# [What to work on]
Lines that hold the word "this" should be located and copied.

>>>

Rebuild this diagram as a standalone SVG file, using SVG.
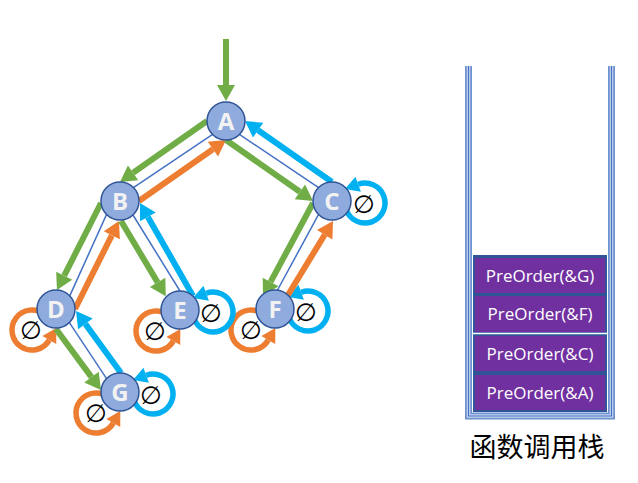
<svg xmlns="http://www.w3.org/2000/svg" width="638" height="483" viewBox="0 0 638 483">
<style>
.g{stroke:#70AD47;stroke-width:6;fill:none;marker-end:url(#hg)}
.o{stroke:#ED7D31;stroke-width:6;fill:none;marker-end:url(#ho)}
.b{stroke:#00B0F0;stroke-width:6;fill:none;marker-end:url(#hb)}
.e{stroke:#4472C4;stroke-width:1.5;fill:none}
.lo{stroke:#ED7D31;stroke-width:5.5;fill:none;marker-end:url(#lo)}
.lb{stroke:#00B0F0;stroke-width:5.5;fill:none;marker-end:url(#lb)}
.nc{fill:#8FAADC;stroke:#2F5597;stroke-width:1.5}
.nt{font-family:"Open Sans","Noto Sans",sans-serif;font-weight:bold;font-size:24px;fill:#F2F2F2;text-anchor:middle}
.nul{font-family:"DejaVu Sans",sans-serif;font-size:25px;fill:#000;text-anchor:middle}
.st{fill:#7030A0}
.stt{font-family:"Open Sans","Noto Sans",sans-serif;font-size:17px;fill:#FFFFFF;text-anchor:middle}
</style>
<defs>
<marker id="hg" markerUnits="userSpaceOnUse" orient="auto" refX="0" refY="0" markerWidth="20" markerHeight="20" overflow="visible"><path d="M0,-9 L16,0 L0,9 z" fill="#70AD47"/></marker>
<marker id="ho" markerUnits="userSpaceOnUse" orient="auto" refX="0" refY="0" markerWidth="20" markerHeight="20" overflow="visible"><path d="M0,-9 L16,0 L0,9 z" fill="#ED7D31"/></marker>
<marker id="hb" markerUnits="userSpaceOnUse" orient="auto" refX="0" refY="0" markerWidth="20" markerHeight="20" overflow="visible"><path d="M0,-9 L16,0 L0,9 z" fill="#00B0F0"/></marker>
<marker id="lo" markerUnits="userSpaceOnUse" orient="auto" refX="0" refY="0" markerWidth="20" markerHeight="20" overflow="visible"><path d="M0,-8 L14,0 L0,8 z" fill="#ED7D31"/></marker>
<marker id="lb" markerUnits="userSpaceOnUse" orient="auto" refX="0" refY="0" markerWidth="20" markerHeight="20" overflow="visible"><path d="M0,-8 L14,0 L0,8 z" fill="#00B0F0"/></marker>
</defs>
<rect width="638" height="483" fill="#FFFFFF"/>
<g id="connectors">
<path class="lo" d="M44.86,314.68 A20,20 0 1 0 49.32,340"/>
<path class="lo" d="M168.86,315.68 A20,20 0 1 0 173.32,341"/>
<path class="lo" d="M263.86,314.68 A20,20 0 1 0 268.32,340"/>
<path class="lo" d="M108.86,397.68 A20,20 0 1 0 113.32,423"/>
<path class="lb" d="M346.21,209.84 A20,20 0 1 0 358.16,184.21"/>
<path class="lb" d="M194.21,318.84 A20,20 0 1 0 206.16,293.21"/>
<path class="lb" d="M289.21,317.84 A20,20 0 1 0 301.16,292.21"/>
<path class="lb" d="M134.21,400.84 A20,20 0 1 0 146.16,375.21"/>
<line class="e" x1="212.6" y1="134.4" x2="133.4" y2="187.6"/>
<line class="e" x1="239.4" y1="134.4" x2="318.6" y2="187.6"/>
<line class="e" x1="106.6" y1="214.4" x2="69.4" y2="296.6"/>
<line class="e" x1="133" y1="215" x2="180" y2="291"/>
<line class="e" x1="318.6" y1="214.4" x2="277" y2="291"/>
<line class="e" x1="69.4" y1="322.6" x2="106.6" y2="378.6"/>
<line class="g" x1="226" y1="39" x2="226" y2="85"/>
<line class="g" x1="207" y1="121" x2="133.1" y2="172.8"/>
<line class="o" x1="139" y1="201" x2="212.9" y2="149.2"/>
<line class="g" x1="226" y1="140" x2="299.9" y2="191.8"/>
<line class="b" x1="332" y1="182" x2="258.1" y2="130.2"/>
<line class="g" x1="101" y1="203" x2="64.2" y2="275.7"/>
<line class="o" x1="75" y1="309" x2="111.8" y2="235.3"/>
<line class="g" x1="121" y1="221" x2="157.6" y2="282.4"/>
<line class="b" x1="193" y1="296" x2="147.9" y2="216.9"/>
<line class="g" x1="313" y1="203" x2="270.6" y2="281.9"/>
<line class="o" x1="288" y1="295" x2="324.7" y2="234.7"/>
<line class="g" x1="56" y1="329" x2="91.5" y2="377.1"/>
<line class="b" x1="121" y1="373" x2="85.4" y2="323.9"/>
</g>
<g id="node-A"><circle class="nc" cx="226" cy="121" r="19"/><text class="nt" x="226" y="129.5">A</text></g>
<g id="node-B"><circle class="nc" cx="120" cy="201" r="19"/><text class="nt" x="120" y="209.5">B</text></g>
<g id="node-C"><circle class="nc" cx="332" cy="201" r="19"/><text class="nt" x="332" y="209.5">C</text><text class="nul" x="364" y="213">∅</text></g>
<g id="node-D"><circle class="nc" cx="56" cy="309" r="19"/><text class="nt" x="56" y="317.5">D</text><text class="nul" x="31" y="339">∅</text></g>
<g id="node-E"><circle class="nc" cx="180" cy="310" r="19"/><text class="nt" x="180" y="318.5">E</text><text class="nul" x="155" y="340">∅</text><text class="nul" x="211" y="322">∅</text></g>
<g id="node-F"><circle class="nc" cx="275" cy="309" r="19"/><text class="nt" x="275" y="317.5">F</text><text class="nul" x="251" y="339">∅</text><text class="nul" x="306" y="321">∅</text></g>
<g id="node-G"><circle class="nc" cx="120" cy="392" r="19"/><text class="nt" x="120" y="400.5">G</text><text class="nul" x="96" y="422">∅</text><text class="nul" x="151" y="404">∅</text></g>
<g id="stack">
<path d="M468.5,66 V416 H611.5 V66" fill="none" stroke="#6E91D0" stroke-width="7"/>
<path d="M468.5,66 V416 H611.5 V66" fill="none" stroke="#C9D6EE" stroke-width="3.5"/>
<path d="M468.5,66 V416 H611.5 V66" fill="none" stroke="#4472C4" stroke-width="1.2"/>
<rect x="473" y="255" width="134" height="157" fill="#2F5597"/>
<rect class="st" x="475" y="258" width="130" height="35"/>
<rect class="st" x="475" y="296" width="130" height="36"/>
<line x1="473" y1="333.5" x2="607" y2="333.5" stroke="#FFFFFF" stroke-width="1.5"/>
<rect class="st" x="475" y="336" width="130" height="35"/>
<rect class="st" x="475" y="375" width="130" height="35"/>
<text class="stt" x="540" y="281.5">PreOrder(&amp;G)</text>
<text class="stt" x="540" y="320">PreOrder(&amp;F)</text>
<text class="stt" x="540" y="359.5">PreOrder(&amp;C)</text>
<text class="stt" x="540" y="398.5">PreOrder(&amp;A)</text>
</g>
<text x="537" y="457" font-family="'Noto Sans CJK SC',sans-serif" font-size="27" fill="#000" text-anchor="middle">函数调用栈</text>
</svg>
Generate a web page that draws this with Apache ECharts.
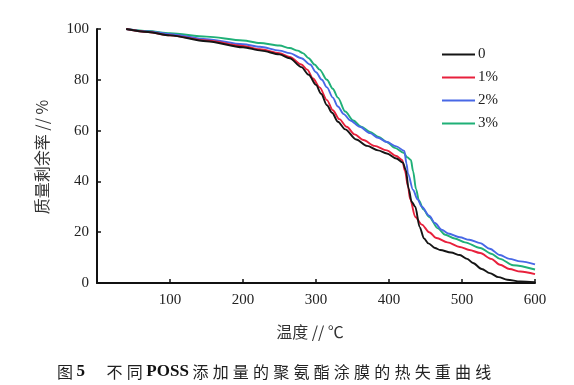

<<<

# [Full output]
Rebuild this diagram as a standalone SVG file, using SVG.
Generate a web page that draws this with Apache ECharts.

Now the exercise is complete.